まずは、UKジャズの中心になっているのが、TRCことトータル・リフレッシュメント・センター。ここは本来、音楽スタジオなんですが、長期間の借り入れが可能なため、いろいろなミュージシャンが住んでいるような形で滞在しています。

ヌバイア・ガルシアやシャバカ・ハッチングスもよく見かけるんですよ。そのリビングで、日々リハーサルやジャムセッションが行われ、調子がよければそのままスタジオでレコーディングすることもあります」

TRCの中で、憧れのレーベルオーナーとも出会ったというTonydotさん。

「アメリカからジョン・キャロル・カービーを招いて、TRCのメンバーとセッションするイベントを開催するなど、違う国からもアーティストを招待して、また新しい刺激を仲間、コミュニティに伝えていってるんです。

そんな中に、僕が大好きなドラマーのマカヤ・マクレイヴンの『In The Moment』をリリースしたレーベル〈International Anthem〉のオーナー、スコッティ・マクニースがいたんです。

このレーベルはスピリチュアルやフリージャズ方面の良作をたくさん発表していて、その中でも『In The Moment』は、フロアで聴いても、家でのリスニングも可能な作品で大好きだったんです。

スコッティ自身も日本のシーンには注目していて、いつか日本でイベントを打ちたい。こういうコミュニティがミュージシャンを支えているからこそ、どんどん新しい音楽が生まれてくるんだなと思いましたね」

「In The Moment」Makaya Mccraven
「In The Moment」マカヤ・マクレイヴン
2015年にシカゴの〈International Anthem Recording Company〉から発表されたドラマーの名盤。

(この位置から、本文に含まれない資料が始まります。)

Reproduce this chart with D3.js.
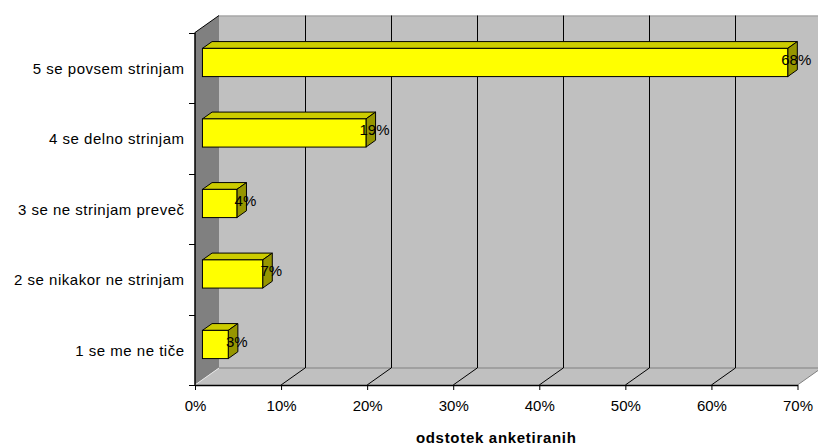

ヒップホップにも近いビーツと、ジョシュア・エイブラムスによる太いベース。そこにジャズティン・トーマスによる美しいビブラフォン、ジェフ・パーカーによるキレのいいギターが乗った心地よい作品だが。ラストの「Finances」に驚愕。「基本的にフリーやスピリチュアルジャズのレーベルなので、心地よいだけではないんです」(Tonydot)。